Monday, November 16, 2015

El arte de insultar


                                                                              Para Arnoldo Meléndrez


"Qui autem dixerit frati suo, raca: reus erit concilio", se lee en el evangelio de San Mateo. Esta sentencia, escrita aquí en latín, puede traducirse al español moderno así: "Cualquiera que insulte a otro será llevado a los tribunales".

Esta conducta tan severamente  condenada puede alcanzar en el ingenio popular y en la literatura una especie de redención porque no es que se trate tanto de injuriar a la otra persona, sino de "malorearla", como decimos en México al afán de hacer maldades; de "vacilarla" (bromear con ella); de decirle "cuchufletas" (chistoretes burlones) y aun de entrar en un duelo de albures.

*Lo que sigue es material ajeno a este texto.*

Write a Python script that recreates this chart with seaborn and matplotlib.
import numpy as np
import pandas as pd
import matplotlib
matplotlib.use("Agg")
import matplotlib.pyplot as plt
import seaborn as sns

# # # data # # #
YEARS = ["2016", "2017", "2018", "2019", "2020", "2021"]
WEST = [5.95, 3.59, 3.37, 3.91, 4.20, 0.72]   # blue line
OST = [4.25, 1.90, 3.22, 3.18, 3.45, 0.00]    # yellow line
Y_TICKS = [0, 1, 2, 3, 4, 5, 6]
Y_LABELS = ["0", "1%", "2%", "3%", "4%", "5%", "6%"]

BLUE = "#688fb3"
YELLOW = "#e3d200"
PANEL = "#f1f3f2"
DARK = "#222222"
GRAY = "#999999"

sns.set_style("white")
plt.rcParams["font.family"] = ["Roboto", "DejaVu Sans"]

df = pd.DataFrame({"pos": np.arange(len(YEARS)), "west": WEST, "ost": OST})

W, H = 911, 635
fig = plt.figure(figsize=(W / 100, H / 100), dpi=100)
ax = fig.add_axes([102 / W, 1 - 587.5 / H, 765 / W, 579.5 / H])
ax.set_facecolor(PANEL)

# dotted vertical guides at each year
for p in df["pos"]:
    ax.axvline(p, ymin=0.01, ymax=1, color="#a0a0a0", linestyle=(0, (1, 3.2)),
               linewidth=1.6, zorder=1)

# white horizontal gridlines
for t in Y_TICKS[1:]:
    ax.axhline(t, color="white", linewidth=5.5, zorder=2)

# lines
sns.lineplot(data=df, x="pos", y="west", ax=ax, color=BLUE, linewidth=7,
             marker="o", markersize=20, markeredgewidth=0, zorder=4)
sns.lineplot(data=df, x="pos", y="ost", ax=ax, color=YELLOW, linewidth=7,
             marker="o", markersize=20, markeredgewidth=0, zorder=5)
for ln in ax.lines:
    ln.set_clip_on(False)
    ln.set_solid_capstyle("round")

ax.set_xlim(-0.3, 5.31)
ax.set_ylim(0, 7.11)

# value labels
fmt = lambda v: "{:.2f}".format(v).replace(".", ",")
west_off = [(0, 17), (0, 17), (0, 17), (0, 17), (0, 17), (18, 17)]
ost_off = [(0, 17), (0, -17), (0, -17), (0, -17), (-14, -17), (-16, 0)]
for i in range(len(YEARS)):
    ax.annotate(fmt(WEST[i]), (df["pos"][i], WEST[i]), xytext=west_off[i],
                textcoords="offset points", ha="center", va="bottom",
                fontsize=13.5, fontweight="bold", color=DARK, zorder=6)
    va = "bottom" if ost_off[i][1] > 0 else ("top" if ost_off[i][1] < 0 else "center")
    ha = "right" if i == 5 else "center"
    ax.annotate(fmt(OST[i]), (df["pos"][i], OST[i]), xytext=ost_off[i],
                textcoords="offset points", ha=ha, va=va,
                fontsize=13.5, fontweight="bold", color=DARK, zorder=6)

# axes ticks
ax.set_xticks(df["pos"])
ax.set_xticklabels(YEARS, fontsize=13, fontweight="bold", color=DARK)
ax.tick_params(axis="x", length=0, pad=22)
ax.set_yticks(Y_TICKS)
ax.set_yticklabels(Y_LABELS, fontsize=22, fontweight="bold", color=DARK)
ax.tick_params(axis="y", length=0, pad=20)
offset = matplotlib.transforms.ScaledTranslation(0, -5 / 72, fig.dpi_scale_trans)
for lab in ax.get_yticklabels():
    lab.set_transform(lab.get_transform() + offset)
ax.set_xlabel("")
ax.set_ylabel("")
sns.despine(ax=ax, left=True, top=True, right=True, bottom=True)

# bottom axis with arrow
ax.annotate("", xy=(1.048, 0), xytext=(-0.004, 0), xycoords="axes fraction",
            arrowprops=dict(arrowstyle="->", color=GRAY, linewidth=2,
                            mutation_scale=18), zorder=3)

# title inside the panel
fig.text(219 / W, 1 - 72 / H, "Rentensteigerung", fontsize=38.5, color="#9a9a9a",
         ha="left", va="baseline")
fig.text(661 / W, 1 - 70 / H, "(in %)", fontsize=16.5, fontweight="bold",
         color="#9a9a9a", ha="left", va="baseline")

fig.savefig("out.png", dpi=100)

Es más: en muchas ocasiones, el insulto entre compadres o amigos muy queridos es una manifestación de afecto.

Ejemplo conmovedor de esto es el testimonio de Adolfo sobre su padre, Adolfo Suárez González, quien fue presidente del Gobierno de España durante la transición e iba a recibir en su edad avanzada el Toisón de Oro de manos del rey Juan Carlos, cuando ya padecía Alzheimer:

"Se lo entrega. Mi padre no le hizo ni puñetero caso. El Rey se da cuenta rápido y se lo entrega al ayudante. Y, de repente, mi padre le dice al Rey: ¿Y tú quién eres? Y dije, ¡Dios, la que se va a liar aquí, a ver qué pasa! Y el Rey, con unas tablas que ni el Teatro Real, le dice ¡Quién voy a ser, idiota! ¡Tu amigo! El Rey, Juan Carlos. Y le echa el brazo por encima. Y él echa una sonrisa extraordinaria, se siente feliz, cosa que no era fácil en aquel momento, porque podía salir por cualquier lado. Y se van charlando los dos..."

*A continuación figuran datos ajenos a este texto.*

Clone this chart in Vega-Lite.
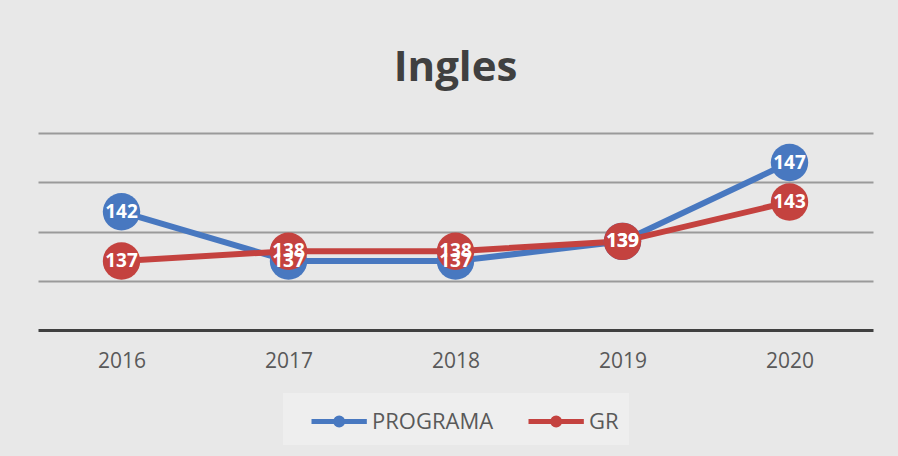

Por supuesto que hay lenguas bífidas que derraman veneno, pero de esas no habremos de tratar por ahora, sino de los insultos y aun las leperadas que están a la altura del arte: tanto las que todos conocíamos, como las encontradas en el libro El arte de insultar, de Héctor Anaya, una genuina, regocijante enciclopedia del vituperio de calidad suprema

El índice onomástico al final de este libro de 472 págnas permite al lector buscar a cuanto personaje le plazca, ya sea que se trate de Sócrates o Shakespeare hasta George Bush, Francisco Labastida o Andrés Manuel López Obrador.

Héctor Anaya, el periodista, pedagogo y promotor de la cultura, autor de este ensayo, expresa su agradecimiento a sus alumnos de la Escuela de Escritores de la SOGEM , "particularmente a los extranjeros, que me proveyeron de insultos en ruso, polaco„ griego, alemán, Italiano, danés, español-argentino, colombiano, chileno..."

El "Bocavulgario", una parte del libro, es de gran valor filológico: nos depara sorpresas y suele provocarnos una sonrisa... o una franca carcajada. También se encuentran en esta obra autoinsultos, célebres pifias verbales, apodos (Huizache de Hocicotepec, por ejemplo);  insultos involuntarios, epigramas...

Podrían escribirse páginas incontables para comentar notables anécdotas "insultativas"; pero habré de limitarme a una de ellas, a la manera de una picante probadita. Recurriré al epigrama en que Pancho Liguori tundió al presidente en turno y a su sucesor:

Se acabaron los paseos,
 ¡oh, paladín de la paz!
Ya te vas, López Mateos.
 Presidente, ya te vas...
Y te vas "haciendo feos"
pues hiciste a Díaz Ordaz.


Anaya, Héctor. El arte de insultar. Promocionesy Proyectos Culturales XXI, S.A. de C.V., Ciudad de México, 2012.